#### WHAT IS REQUIRED
Which lines below hold the word "this"? Report each one.
———
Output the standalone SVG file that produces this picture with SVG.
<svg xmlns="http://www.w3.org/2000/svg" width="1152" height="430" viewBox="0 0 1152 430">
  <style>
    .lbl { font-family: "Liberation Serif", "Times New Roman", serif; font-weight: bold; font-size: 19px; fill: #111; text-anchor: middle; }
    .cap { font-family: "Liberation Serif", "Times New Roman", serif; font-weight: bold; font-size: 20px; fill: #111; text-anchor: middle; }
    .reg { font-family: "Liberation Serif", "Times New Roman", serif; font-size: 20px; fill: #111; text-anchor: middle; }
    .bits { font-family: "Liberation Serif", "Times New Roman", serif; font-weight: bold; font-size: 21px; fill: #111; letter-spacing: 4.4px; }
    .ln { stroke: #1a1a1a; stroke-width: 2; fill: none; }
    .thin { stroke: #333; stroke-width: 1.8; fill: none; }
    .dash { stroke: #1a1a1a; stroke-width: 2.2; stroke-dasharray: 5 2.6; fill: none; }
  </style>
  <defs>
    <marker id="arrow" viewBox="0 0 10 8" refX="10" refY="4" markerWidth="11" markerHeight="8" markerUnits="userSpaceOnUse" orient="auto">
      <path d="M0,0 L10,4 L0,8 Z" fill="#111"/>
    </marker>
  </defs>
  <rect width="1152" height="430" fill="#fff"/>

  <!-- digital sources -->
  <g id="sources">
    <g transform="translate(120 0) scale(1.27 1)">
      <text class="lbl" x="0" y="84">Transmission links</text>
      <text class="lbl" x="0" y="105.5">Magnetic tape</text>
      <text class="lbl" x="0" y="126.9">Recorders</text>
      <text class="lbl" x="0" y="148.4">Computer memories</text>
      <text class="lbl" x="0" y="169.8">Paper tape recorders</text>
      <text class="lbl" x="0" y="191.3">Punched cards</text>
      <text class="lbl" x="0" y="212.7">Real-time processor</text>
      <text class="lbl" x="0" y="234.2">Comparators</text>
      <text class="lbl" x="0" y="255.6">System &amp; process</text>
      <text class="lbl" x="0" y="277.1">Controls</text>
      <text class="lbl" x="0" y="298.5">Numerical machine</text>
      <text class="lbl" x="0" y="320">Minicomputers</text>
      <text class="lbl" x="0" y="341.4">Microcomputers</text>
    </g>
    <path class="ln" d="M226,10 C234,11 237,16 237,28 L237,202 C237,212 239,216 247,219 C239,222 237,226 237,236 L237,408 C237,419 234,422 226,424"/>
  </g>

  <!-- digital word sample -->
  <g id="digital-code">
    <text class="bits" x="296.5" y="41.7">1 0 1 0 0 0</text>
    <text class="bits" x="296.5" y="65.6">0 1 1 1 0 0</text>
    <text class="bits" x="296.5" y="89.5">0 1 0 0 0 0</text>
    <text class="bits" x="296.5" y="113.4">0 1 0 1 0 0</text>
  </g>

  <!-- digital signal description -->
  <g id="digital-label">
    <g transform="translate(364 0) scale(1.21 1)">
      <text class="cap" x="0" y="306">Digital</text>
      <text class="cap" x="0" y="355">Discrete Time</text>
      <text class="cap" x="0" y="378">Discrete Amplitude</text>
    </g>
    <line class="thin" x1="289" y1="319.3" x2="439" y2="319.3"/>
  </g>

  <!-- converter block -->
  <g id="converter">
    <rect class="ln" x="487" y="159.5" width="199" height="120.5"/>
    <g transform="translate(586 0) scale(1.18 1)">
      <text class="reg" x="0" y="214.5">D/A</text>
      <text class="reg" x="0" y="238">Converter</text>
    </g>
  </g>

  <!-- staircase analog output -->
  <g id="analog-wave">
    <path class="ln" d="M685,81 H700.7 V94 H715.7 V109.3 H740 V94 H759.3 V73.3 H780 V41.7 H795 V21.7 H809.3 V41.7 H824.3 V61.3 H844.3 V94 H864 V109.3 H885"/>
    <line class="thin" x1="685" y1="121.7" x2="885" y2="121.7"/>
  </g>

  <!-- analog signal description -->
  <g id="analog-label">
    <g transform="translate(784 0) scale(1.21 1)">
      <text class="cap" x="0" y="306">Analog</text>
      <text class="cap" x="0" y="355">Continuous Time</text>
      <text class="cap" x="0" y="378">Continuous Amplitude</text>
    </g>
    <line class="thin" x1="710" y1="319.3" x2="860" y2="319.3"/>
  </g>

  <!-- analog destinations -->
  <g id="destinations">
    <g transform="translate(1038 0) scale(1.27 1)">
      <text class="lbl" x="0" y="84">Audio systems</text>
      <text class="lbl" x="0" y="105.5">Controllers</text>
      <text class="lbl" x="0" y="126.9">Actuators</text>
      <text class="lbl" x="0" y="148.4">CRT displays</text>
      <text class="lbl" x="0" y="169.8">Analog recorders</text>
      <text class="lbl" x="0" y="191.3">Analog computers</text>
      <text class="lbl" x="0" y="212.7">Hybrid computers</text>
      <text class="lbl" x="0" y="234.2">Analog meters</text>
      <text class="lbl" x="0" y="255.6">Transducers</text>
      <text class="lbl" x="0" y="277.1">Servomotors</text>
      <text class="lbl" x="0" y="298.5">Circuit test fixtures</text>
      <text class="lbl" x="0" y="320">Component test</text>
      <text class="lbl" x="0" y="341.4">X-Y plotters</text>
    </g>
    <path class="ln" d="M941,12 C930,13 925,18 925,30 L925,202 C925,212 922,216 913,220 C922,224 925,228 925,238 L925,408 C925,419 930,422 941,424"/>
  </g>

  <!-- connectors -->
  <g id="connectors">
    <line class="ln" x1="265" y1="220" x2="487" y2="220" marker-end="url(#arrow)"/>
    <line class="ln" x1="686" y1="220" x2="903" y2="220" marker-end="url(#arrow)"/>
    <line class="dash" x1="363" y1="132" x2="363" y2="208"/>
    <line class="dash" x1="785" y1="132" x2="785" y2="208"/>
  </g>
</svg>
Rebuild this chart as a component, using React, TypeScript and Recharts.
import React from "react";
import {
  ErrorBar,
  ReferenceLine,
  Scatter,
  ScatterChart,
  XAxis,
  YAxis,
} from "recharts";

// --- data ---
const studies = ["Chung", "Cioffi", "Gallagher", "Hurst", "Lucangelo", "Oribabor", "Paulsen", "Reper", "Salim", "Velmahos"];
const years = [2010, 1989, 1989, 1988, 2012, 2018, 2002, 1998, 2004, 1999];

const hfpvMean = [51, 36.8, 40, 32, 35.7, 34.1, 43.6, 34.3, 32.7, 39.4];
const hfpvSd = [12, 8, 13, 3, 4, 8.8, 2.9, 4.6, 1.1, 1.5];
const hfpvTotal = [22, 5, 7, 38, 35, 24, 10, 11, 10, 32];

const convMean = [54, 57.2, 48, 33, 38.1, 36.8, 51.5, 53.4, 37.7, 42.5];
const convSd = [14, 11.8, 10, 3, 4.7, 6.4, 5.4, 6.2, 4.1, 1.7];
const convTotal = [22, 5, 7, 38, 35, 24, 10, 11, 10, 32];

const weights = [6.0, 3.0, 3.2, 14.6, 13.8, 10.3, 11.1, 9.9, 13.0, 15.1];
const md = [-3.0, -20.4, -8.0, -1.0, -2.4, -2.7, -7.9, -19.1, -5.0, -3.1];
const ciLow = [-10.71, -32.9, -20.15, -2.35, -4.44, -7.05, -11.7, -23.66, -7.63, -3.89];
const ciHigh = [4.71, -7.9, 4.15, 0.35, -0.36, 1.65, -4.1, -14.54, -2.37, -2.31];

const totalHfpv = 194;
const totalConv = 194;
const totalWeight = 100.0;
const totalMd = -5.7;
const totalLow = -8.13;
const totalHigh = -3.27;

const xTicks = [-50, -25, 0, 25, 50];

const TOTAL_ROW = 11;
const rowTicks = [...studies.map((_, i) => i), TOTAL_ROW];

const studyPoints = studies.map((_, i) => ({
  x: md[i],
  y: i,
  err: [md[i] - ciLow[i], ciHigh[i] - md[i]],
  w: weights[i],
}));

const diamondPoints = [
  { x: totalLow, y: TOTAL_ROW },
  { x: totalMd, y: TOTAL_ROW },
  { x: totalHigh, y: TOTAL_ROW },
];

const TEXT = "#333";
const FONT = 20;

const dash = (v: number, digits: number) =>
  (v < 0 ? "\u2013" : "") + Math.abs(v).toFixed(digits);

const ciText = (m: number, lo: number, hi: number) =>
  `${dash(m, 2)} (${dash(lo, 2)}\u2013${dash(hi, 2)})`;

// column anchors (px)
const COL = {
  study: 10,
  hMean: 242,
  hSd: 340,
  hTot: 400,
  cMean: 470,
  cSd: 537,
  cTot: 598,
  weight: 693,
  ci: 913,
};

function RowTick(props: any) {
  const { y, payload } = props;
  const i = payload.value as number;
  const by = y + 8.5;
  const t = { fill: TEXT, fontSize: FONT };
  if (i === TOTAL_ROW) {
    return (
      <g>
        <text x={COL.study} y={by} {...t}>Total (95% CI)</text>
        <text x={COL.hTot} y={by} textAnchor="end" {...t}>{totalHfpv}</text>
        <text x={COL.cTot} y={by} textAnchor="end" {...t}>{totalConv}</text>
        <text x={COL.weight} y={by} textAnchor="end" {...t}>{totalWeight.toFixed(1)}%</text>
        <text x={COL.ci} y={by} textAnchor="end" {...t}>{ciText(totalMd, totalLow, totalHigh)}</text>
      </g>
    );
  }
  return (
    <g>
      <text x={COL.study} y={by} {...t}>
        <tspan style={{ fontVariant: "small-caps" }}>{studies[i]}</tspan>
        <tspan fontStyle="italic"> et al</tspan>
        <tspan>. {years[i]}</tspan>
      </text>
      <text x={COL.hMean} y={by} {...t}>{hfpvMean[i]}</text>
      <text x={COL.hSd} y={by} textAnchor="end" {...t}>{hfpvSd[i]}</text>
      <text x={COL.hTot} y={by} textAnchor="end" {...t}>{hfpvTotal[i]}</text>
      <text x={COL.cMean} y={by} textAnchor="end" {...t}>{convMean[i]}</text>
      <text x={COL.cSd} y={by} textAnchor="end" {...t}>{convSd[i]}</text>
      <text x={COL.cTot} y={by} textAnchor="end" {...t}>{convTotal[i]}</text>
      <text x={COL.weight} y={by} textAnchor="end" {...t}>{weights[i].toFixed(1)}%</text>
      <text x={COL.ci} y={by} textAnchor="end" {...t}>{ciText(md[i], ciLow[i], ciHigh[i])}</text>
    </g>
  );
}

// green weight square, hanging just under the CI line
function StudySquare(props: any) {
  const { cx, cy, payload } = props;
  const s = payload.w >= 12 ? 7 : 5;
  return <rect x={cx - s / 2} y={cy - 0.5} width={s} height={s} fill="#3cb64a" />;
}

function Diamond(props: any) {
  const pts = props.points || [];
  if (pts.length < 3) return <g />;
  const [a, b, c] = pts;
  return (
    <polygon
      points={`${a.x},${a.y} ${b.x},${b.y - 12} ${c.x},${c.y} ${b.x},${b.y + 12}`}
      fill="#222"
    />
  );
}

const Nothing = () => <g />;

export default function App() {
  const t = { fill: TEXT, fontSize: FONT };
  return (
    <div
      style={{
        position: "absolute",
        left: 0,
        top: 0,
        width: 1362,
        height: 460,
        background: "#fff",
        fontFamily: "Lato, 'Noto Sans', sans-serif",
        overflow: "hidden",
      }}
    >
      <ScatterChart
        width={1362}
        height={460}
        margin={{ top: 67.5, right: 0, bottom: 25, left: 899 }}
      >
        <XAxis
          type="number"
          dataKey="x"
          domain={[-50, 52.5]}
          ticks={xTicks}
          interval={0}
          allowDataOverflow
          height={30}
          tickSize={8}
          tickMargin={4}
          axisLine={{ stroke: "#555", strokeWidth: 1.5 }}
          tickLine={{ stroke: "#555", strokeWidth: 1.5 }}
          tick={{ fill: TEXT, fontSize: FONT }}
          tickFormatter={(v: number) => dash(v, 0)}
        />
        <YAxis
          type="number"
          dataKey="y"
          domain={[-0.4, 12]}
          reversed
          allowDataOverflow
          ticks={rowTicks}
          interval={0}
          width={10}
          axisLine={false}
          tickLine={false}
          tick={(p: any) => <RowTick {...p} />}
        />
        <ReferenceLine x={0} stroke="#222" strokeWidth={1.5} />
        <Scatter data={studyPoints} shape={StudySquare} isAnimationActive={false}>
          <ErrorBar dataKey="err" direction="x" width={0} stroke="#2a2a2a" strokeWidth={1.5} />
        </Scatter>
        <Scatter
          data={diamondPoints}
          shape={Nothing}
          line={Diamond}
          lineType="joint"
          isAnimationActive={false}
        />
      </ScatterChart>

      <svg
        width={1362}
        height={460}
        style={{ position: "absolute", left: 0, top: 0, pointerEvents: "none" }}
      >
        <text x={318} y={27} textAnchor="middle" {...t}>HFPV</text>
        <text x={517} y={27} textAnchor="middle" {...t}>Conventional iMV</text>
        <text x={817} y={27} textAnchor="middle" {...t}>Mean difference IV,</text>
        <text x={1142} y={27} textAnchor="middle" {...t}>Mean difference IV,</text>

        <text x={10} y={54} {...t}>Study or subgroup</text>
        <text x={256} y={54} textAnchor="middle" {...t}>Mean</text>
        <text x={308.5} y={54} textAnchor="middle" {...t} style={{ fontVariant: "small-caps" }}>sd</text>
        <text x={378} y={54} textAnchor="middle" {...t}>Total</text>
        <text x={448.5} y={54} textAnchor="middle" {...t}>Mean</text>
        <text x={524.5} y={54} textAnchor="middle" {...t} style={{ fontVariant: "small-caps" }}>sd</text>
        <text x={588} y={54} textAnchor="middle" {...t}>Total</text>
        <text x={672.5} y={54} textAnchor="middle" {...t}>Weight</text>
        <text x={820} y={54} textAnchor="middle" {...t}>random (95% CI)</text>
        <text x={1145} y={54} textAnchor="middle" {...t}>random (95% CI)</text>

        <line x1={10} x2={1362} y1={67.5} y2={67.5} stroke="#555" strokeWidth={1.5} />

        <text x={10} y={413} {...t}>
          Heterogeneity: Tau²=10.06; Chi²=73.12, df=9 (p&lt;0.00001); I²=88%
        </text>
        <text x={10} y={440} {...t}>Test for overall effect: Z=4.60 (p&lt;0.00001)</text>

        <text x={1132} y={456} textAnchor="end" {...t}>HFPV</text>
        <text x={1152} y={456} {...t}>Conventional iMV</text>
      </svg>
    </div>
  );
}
———
#### CORRECT ANSWER
Output the standalone SVG file that produces this picture with SVG.
Rebuild this chart as a component, using React, TypeScript and Recharts.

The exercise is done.